Il 14 novembre ricorre un anno dalla scomparsa di Valentino Bassanini, fotografo sensibile e mio carissimo amico. Voglio ricordarlo qui, per farvi scoprire un autore di cui – ne sono certa – vi innamorerete.
Nato a Milano nel 1936, Valentino è una figura centrale, anche se in penombra, della fotografia italiana del secondo Novecento. Pittore per formazione e fotografo per vocazione, attraversa la scena milanese con uno sguardo discreto, curioso, mai invadente.
La sua storia comincia tra cavalletti e colori, alla Scuola di Brera e al Castello Sforzesco, dove si forma come pittore. Ma alla fine degli anni Cinquanta, mentre Milano entra nel vortice della modernità, sente che la pittura non basta più: il mondo si muove troppo in fretta per essere solo fissato su una tela.




La sua prima macchina fotografica, una Ikoflex 6×6 Zeiss, segna l’inizio di un lungo viaggio visivo. Con quella esplora i dintorni della città – la Brianza, le Alpi lombarde, i borghi dove la vita scorre lenta – ma presto il suo sguardo si rivolge a Milano, che sta cambiando volto. È lì, tra cantieri, periferie e nuovi ritmi urbani, che trova la sua ispirazione.
A metà degli anni Sessanta, insieme a Ernesto Fantozzi, Mario Finocchiaro, Gualtiero Castagnola, Giovanni Rosa e Carlo Cosulich, fonda il “Gruppo 66 – Ricerche e documentazioni fotografiche sulla città di Milano”, un collettivo nato per reagire ai manierismi fotografici del tempo. Niente effetti, niente spettacolo: solo la realtà osservata con onestà.
Per Valentino la fotografia non è mai solo tecnica o estetica, ma un gesto di testimonianza. Non cerca il dramma, ma la verità nelle piccole cose: una processione di quartiere, un mercato, un cortile, una periferia che cresce. Ogni immagine è un frammento di vita che diventa racconto.
La sua Milano è quella del cambiamento, ma non ha mai toni epici né nostalgici. È una città quotidiana, fatta di attese, di passaggi, di persone comuni. Le sue fotografie si muovono in quella zona sottile tra documento e poesia, dove il tempo sembra rallentare.
Il suo bianco e nero è essenziale: le linee architettoniche dialogano con la presenza umana in composizioni sobrie, costruite con la precisione di chi è nato pittore.
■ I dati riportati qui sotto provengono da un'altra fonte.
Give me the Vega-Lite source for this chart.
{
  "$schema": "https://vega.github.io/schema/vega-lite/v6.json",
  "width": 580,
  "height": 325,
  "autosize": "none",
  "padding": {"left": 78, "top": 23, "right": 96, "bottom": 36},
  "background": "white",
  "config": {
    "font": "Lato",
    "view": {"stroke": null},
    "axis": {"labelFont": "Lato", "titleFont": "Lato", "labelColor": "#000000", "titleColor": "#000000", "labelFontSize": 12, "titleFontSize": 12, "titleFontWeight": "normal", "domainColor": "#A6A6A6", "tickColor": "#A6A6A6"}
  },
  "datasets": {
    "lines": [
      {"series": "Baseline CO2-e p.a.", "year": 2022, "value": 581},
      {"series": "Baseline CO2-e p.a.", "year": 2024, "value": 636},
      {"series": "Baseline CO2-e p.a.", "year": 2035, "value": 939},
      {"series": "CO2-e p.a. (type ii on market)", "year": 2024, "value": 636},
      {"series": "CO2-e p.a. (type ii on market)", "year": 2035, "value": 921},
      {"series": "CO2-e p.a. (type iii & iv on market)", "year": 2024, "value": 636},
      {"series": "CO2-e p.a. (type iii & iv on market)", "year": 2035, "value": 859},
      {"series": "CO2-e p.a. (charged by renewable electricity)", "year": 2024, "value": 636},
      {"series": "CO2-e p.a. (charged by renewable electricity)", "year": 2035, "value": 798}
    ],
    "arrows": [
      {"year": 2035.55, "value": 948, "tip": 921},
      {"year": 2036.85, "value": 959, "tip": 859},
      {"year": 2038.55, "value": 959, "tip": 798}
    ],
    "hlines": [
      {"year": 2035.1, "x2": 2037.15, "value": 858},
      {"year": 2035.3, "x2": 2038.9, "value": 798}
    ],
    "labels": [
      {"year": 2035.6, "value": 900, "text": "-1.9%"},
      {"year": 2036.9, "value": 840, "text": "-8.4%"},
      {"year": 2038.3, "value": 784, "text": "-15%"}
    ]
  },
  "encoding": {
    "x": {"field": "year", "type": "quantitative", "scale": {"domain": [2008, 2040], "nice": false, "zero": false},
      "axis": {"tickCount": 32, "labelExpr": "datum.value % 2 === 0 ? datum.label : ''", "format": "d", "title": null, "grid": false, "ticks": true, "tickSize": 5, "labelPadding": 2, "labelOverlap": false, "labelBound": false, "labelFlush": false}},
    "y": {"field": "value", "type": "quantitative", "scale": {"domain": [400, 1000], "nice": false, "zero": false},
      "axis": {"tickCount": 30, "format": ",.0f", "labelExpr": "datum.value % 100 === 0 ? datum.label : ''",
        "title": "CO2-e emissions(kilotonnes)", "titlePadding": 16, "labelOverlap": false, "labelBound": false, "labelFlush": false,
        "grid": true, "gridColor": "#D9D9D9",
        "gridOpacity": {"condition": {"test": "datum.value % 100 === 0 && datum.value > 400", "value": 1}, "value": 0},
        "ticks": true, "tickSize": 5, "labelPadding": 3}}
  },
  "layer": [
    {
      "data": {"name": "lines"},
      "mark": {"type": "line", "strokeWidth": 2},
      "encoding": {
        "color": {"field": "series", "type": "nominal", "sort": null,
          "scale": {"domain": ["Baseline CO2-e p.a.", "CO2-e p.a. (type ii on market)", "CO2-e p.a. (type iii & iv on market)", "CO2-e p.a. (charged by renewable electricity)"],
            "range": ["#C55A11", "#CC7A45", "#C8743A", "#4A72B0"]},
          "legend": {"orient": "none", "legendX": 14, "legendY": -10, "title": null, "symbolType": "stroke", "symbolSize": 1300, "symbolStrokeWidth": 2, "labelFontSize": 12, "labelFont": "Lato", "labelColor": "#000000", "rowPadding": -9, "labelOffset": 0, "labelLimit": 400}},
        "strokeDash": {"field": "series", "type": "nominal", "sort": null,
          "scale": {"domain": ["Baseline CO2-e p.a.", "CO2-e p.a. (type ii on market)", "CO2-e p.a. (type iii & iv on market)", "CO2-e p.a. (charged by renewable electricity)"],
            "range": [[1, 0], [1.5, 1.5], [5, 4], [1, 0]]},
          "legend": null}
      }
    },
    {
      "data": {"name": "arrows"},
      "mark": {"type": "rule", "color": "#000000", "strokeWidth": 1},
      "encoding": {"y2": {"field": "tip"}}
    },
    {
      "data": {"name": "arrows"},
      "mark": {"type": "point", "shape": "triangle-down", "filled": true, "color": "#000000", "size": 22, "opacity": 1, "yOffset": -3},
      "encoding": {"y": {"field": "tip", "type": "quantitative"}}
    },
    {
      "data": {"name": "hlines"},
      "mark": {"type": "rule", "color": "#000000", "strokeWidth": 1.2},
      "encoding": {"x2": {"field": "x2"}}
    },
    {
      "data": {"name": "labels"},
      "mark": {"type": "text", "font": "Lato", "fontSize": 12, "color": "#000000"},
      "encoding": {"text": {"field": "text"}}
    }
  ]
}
Valentino non impone, non commenta: osserva. È un fotografo “presente ma invisibile”, che affida alla luce la responsabilità del racconto. Nelle sue parole, “la fotografia deve testimoniare con sincerità, senza cercare effetti”, c’è tutta la sua poetica: la coerenza, l’umiltà, il rispetto per ciò che guarda.
Durante il suo percorso, ha esposto in numerose collettive e ha ricevuto riconoscimenti importanti, tra cui la nomina ad AFIAP (Artiste de la Fédération Internationale de l’Art Photographique) nel 1965. Molti suoi scatti fanno oggi parte di archivi pubblici e privati.
Una delle sue fotografie più note, “Lavaggio auto a Greco sul Naviglio della Martesana, Milano 1969”, è entrata nella monumentale “Storia d’Italia” pubblicata da Einaudi, nel volume degli “Annali 20. L’immagine fotografica 1945-2000″, e resta una delle immagini più poetiche della città. Ne possiedo una stampa, che Valentino mi regalò anni fa: è appesa nel mio soggiorno. Guardarla è come ritrovare il suo sguardo: discreto, partecipe, profondamente umano.





Il suo modo di fotografare non aveva bisogno di esibizione: invitava a rallentare, a osservare, a riconoscere la bellezza nascosta nelle cose comuni.
Nel suo lavoro convivono memoria, rigore e umanità. È stato un testimone vero, di un tempo in cui la fotografia serviva a capire, non a consumare.
Oggi, in un mondo dominato da immagini rapide e distratte, il suo sguardo ci ricorda che fotografare può ancora essere un atto di autenticità e di amore.